▶ WORK REQUIRED
Lines holding the string "standalone" are the ones to copy; find them all in the data.

▶ RECORDS

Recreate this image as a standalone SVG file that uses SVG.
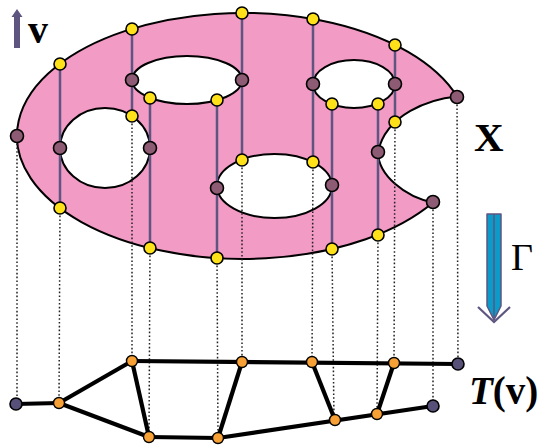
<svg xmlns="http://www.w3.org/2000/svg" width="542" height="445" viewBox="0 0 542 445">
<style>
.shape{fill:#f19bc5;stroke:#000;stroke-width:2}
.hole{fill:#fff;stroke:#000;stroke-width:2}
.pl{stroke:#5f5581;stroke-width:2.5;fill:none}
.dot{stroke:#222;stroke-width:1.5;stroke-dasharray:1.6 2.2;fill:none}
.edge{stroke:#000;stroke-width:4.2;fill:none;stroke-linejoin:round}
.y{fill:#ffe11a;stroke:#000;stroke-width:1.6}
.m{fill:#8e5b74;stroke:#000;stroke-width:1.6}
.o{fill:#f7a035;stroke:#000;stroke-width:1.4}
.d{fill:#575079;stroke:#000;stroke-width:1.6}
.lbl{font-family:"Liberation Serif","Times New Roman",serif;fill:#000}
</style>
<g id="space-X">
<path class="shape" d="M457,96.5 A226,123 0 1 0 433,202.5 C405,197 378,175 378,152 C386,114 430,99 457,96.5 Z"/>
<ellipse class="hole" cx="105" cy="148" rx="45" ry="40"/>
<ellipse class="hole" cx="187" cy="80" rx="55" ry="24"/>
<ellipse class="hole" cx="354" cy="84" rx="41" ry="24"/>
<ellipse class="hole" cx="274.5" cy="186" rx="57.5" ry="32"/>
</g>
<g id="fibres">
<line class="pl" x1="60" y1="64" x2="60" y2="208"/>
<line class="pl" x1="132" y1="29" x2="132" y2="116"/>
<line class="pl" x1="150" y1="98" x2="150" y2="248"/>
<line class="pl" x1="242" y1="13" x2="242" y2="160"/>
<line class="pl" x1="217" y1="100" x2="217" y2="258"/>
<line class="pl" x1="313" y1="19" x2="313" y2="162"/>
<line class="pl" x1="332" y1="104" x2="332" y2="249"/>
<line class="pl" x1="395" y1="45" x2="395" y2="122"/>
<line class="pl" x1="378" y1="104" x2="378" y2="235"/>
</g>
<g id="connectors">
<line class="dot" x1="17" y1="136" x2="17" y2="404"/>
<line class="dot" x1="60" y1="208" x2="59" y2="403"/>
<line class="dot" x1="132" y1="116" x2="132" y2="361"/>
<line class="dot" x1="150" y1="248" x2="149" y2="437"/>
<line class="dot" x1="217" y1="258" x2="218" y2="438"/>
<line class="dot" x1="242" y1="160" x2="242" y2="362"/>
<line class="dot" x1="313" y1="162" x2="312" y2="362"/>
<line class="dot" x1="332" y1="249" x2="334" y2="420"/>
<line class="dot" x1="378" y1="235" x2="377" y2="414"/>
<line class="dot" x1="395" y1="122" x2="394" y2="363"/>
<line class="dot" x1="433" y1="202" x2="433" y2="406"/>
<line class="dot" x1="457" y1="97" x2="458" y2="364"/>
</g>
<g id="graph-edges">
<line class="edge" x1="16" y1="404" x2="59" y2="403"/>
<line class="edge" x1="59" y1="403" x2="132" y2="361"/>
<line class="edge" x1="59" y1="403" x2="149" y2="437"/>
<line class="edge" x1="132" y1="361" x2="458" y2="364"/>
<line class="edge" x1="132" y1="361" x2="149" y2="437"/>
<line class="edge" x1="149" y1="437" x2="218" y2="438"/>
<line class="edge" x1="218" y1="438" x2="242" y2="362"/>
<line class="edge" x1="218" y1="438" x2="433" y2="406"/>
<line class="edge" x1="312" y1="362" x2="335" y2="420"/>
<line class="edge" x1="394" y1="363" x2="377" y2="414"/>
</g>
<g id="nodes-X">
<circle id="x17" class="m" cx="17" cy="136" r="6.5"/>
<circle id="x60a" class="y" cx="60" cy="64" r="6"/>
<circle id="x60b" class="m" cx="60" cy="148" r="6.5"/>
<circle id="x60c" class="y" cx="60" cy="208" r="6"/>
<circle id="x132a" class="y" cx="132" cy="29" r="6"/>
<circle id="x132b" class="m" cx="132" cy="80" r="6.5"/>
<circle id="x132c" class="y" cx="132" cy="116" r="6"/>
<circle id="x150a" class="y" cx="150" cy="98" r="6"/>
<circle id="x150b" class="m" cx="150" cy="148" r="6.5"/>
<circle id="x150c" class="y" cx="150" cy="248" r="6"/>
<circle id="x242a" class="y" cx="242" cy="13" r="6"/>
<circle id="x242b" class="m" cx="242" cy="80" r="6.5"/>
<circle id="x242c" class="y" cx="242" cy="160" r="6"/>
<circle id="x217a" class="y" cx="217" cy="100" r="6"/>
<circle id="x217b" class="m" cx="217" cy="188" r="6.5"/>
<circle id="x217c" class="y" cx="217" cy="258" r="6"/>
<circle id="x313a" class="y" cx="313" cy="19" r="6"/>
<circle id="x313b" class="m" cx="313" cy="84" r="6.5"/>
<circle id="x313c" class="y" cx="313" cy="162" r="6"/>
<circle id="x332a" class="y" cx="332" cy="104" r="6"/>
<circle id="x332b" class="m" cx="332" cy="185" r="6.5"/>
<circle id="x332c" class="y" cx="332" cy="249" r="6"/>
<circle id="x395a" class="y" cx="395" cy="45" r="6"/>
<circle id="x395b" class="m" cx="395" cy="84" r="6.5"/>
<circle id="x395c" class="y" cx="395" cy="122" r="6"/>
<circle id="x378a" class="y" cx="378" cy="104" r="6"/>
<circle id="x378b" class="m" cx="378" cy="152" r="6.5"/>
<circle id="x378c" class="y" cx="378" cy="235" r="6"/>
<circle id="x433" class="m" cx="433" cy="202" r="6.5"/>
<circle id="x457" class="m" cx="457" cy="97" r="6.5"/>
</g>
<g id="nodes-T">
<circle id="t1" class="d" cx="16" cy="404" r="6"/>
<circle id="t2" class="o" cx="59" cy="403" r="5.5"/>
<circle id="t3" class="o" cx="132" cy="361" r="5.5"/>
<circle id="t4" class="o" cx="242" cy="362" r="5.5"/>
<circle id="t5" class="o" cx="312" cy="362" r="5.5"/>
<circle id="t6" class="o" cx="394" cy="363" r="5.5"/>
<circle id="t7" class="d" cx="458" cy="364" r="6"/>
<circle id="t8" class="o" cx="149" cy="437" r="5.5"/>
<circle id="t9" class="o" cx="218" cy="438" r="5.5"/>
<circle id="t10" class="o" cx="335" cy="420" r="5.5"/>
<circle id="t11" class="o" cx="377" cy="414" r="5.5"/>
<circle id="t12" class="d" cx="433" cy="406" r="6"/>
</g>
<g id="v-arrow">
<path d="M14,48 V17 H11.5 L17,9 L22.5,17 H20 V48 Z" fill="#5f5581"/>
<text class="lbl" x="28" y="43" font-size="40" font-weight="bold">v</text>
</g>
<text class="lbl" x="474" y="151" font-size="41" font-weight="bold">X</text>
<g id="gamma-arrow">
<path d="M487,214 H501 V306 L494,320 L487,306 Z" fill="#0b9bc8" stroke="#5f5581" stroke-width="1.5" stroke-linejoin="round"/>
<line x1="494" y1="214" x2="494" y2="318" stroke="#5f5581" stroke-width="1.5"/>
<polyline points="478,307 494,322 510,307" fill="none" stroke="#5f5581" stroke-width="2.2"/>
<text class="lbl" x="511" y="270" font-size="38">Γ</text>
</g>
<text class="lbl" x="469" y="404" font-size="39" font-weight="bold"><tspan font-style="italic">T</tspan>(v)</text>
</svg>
--
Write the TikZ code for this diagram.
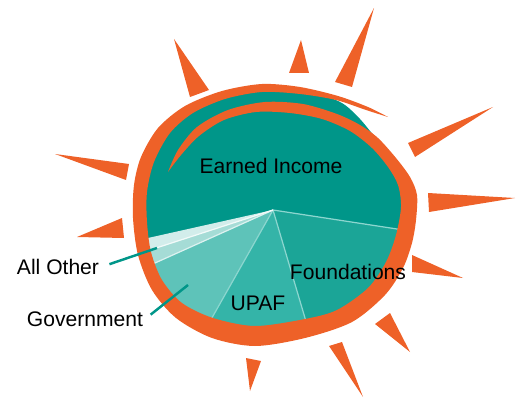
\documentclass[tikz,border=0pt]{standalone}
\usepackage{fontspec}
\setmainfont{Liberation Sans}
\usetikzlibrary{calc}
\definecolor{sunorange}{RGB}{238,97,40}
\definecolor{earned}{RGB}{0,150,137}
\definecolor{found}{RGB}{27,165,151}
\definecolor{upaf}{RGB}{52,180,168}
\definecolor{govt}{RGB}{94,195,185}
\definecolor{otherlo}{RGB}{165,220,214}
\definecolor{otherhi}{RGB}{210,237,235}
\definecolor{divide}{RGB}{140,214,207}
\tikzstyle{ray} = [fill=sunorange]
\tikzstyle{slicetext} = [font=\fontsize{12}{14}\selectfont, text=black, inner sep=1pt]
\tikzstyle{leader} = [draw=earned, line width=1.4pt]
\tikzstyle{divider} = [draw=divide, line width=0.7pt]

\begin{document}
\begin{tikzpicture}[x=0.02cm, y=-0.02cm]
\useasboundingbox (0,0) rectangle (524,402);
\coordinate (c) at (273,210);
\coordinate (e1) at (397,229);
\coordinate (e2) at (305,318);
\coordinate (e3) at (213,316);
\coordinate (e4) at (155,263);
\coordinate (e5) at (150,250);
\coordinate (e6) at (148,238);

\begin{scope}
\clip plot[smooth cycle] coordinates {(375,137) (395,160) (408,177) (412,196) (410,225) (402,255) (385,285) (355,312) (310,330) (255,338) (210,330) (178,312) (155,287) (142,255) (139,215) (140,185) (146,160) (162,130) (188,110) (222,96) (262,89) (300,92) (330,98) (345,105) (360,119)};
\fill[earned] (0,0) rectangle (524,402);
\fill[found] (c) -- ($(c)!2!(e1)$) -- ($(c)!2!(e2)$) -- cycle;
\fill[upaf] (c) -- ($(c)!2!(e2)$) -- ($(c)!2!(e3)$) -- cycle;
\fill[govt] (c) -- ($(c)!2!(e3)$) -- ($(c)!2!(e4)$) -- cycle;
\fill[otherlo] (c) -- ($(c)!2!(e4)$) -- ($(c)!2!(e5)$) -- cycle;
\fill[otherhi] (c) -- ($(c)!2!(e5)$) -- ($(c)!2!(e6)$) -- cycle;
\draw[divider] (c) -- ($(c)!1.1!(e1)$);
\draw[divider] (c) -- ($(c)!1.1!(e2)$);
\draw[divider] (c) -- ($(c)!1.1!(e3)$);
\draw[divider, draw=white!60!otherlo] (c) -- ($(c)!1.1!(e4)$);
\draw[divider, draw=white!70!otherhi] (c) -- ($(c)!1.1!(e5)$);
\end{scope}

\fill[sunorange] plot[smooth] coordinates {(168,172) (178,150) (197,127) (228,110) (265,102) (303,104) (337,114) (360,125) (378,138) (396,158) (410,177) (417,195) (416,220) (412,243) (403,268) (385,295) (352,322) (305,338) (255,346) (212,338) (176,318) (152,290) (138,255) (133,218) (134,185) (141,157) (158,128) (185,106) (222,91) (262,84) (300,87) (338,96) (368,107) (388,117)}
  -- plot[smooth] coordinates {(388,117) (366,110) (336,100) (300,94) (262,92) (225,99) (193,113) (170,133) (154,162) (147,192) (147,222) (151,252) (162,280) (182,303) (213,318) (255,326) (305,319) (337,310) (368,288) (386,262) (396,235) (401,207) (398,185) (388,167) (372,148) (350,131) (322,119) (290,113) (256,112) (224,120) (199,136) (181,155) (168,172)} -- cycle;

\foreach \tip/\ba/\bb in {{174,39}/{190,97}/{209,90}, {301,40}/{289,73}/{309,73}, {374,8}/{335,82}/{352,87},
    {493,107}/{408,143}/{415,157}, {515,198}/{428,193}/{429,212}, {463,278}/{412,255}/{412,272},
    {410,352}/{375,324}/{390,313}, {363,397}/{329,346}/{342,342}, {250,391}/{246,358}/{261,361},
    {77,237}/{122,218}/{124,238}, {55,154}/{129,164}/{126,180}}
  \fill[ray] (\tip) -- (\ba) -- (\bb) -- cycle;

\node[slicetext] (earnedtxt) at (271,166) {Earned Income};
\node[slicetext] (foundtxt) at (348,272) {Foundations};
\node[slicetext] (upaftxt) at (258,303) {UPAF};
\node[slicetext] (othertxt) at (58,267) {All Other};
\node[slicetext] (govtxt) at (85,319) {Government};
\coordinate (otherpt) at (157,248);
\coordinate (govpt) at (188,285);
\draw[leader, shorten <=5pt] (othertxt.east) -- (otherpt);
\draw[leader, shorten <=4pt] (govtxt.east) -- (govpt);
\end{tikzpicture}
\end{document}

▶ COMPLETED EXERCISE
Recreate this image as a standalone SVG file that uses SVG.
\documentclass[tikz,border=0pt]{standalone}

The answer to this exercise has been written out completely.